Jewels


A mixed bag of stuff going through my head today: I initially wanted just to comment on the piece in the FT Weekend about whether the music business can rid itself of its historically normalised sexual abuse. Centering on the R Kelly case, it highlights the depth of the problem and the difficulty faced by those who are trying to reform a hitherto entrenched culture of misogyny and paedophilia, and bring the industry into line with society.

I was reminded of the art school scene in the 1970s - I went for my interview at what was a politically radical college in 1975. One thing that stood out from that meeting [with an all male interview panel] was a comment made by one of the lecturers, whose name escapes me, that they always 'allowed' a number of female candidates in, irrespective of merit, because 'they were decorative' [I paraphrase as the exact wording is lost to memory, but the crux and substance is accurate in intent]. This struck me as extraordinarily crass, even in those unreconstructed 'Life on Mars' days.

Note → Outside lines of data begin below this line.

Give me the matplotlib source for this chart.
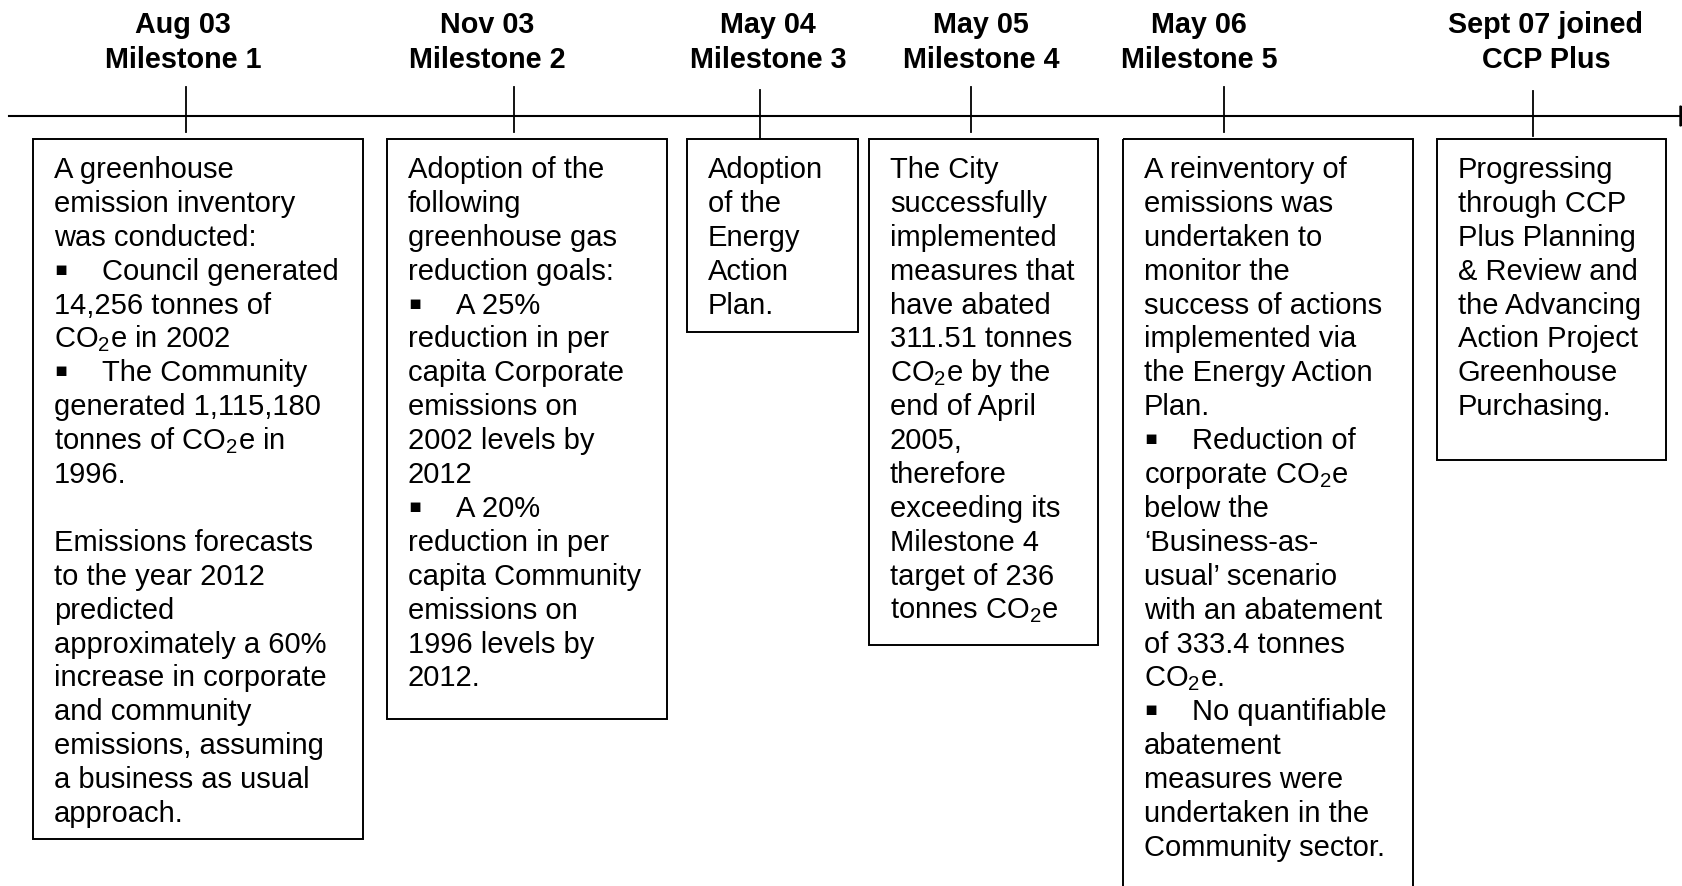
import matplotlib
matplotlib.use('Agg')
import matplotlib.pyplot as plt
from matplotlib.patches import Rectangle, Polygon

plt.rcParams['font.family'] = ['Liberation Sans', 'DejaVu Sans']
plt.rcParams['mathtext.fontset'] = 'custom'
plt.rcParams['mathtext.rm'] = 'Liberation Sans'

# milestone headings
dates = ['Aug 03', 'Nov 03', 'May 04', 'May 05', 'May 06', 'Sept 07 joined']
titles = ['Milestone 1', 'Milestone 2', 'Milestone 3', 'Milestone 4',
          'Milestone 5', 'CCP Plus']

# box texts ('▪ ' marks a bullet line)
desc_1 = ['A greenhouse', 'emission inventory', 'was conducted:',
          '▪ Council generated', '14,256 tonnes of', 'CO₂e in 2002',
          '▪ The Community', 'generated 1,115,180', 'tonnes of CO₂e in',
          '1996.', '', 'Emissions forecasts', 'to the year 2012', 'predicted',
          'approximately a 60%', 'increase in corporate', 'and community',
          'emissions, assuming', 'a business as usual', 'approach.']
desc_2 = ['Adoption of the', 'following', 'greenhouse gas', 'reduction goals:',
          '▪ A 25%', 'reduction in per', 'capita Corporate', 'emissions on',
          '2002 levels by', '2012', '▪ A 20%', 'reduction in per',
          'capita Community', 'emissions on', '1996 levels by', '2012.']
desc_3 = ['Adoption', 'of the', 'Energy', 'Action', 'Plan.']
desc_4 = ['The City', 'successfully', 'implemented', 'measures that',
          'have abated', '311.51 tonnes', 'CO₂e by the', 'end of April',
          '2005,', 'therefore', 'exceeding its', 'Milestone 4',
          'target of 236', 'tonnes CO₂e']
desc_5 = ['A reinventory of', 'emissions was', 'undertaken to', 'monitor the',
          'success of actions', 'implemented via', 'the Energy Action',
          'Plan.', '▪ Reduction of', 'corporate CO₂e', 'below the',
          '\u2018Business-as-', 'usual\u2019 scenario', 'with an abatement',
          'of 333.4 tonnes', 'CO₂e.', '▪ No quantifiable', 'abatement',
          'measures were', 'undertaken in the', 'Community sector.']
desc_6 = ['Progressing', 'through CCP', 'Plus Planning', '& Review and',
          'the Advancing', 'Action Project', 'Greenhouse', 'Purchasing.']
descs = [desc_1, desc_2, desc_3, desc_4, desc_5, desc_6]

# layout (pixels)
W, H = 1683, 887
line_y = 117
tick_x = [186, 514, 760, 971, 1224, 1533]
tick_top = [88, 88, 91, 88, 88, 92]
tick_bot = [133, 133, 140, 133, 133, 137]
head_x = [183, 487, 768, 981, 1199, 1546]
box_l = [33, 387, 687, 869, 1123, 1437]
box_r = [363, 667, 858, 1098, 1413, 1666]
box_b = [840, 720, 333, 646, 900, 461]
box_t = 140
first_base = 178
pitch = 33.9

fig = plt.figure(figsize=(W / 100, H / 100), dpi=100)
ax = fig.add_axes([0, 0, 1, 1])
ax.set_xlim(0, W)
ax.set_ylim(H, 0)
ax.axis('off')

# timeline
ax.plot([9, 1682], [line_y, line_y], color='black', lw=1.5)
ax.add_patch(Polygon([[1680, line_y - 10], [1680, line_y + 10], [1710, line_y]],
                     closed=True, color='black'))

for i in range(len(dates)):
    ax.plot([tick_x[i], tick_x[i]], [tick_top[i], tick_bot[i]], color='black', lw=1.3)
    ax.text(head_x[i], 33, dates[i], ha='center', va='baseline',
            fontsize=20.7, fontweight='bold')
    ax.text(head_x[i], 68, titles[i], ha='center', va='baseline',
            fontsize=20.7, fontweight='bold')

    ax.add_patch(Rectangle((box_l[i], box_t), box_r[i] - box_l[i], box_b[i] - box_t,
                           fill=False, edgecolor='black', lw=1.4))
    x0 = box_l[i] + 21
    for j, s in enumerate(descs[i]):
        y = first_base + j * pitch
        s = s.replace('₂', r'$_\mathregular{2}$')
        if s.startswith('▪ '):
            ax.text(x0, y - 5, '▪', ha='left', va='baseline', fontsize=14,
                    family=['DejaVu Sans'])
            ax.text(x0 + 48, y, s[2:], ha='left', va='baseline', fontsize=21)
        else:
            ax.text(x0, y, s, ha='left', va='baseline', fontsize=21)

fig.savefig('out.png', dpi=100)
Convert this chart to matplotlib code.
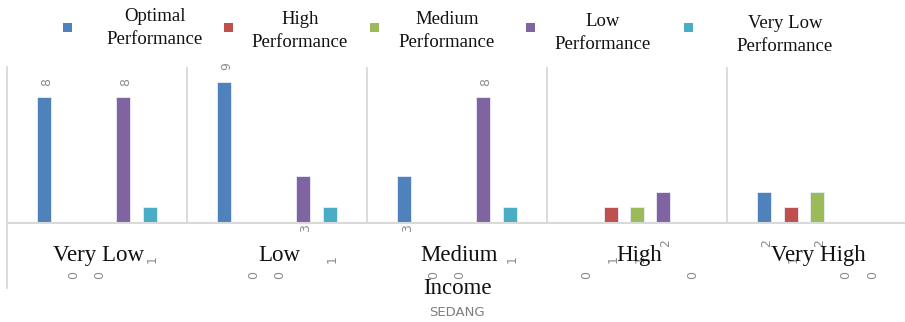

Which leads, by a rather twisted 'Pinpoint' [very old black & white TV programme - Google, please] moment, to when Jane pointed out an article in today's Observer about the potential nail-in-the-coffin for Birmingham's Jewellery Quarter, with the de-restriction of property use there. The 'Pinpoint' is that one of the lecturers at Bournville School of Art, where I did my Art Foundation Course, was a jeweller who had learned his trade in the 'Quarter and whose daughter was at the college here in Bangor, where I worked in the late eighties.

I'm not sure where this warped chain of thought appears to be leading, but I think it can be summed up by saying that whilst welcome change is happening and we are moving slowly towards a society where prejudice and hatred are being consigned to the sin bin of history [at least for the mainstream - the margins will always be there whilst there is inequality, poverty and poor education], but that not all change is positive and that any loss of culture and history to the maw of capitalism simply feeds the negative. Some things need saving, and the Jewellery Quarter and it's long established firms are up there on the list.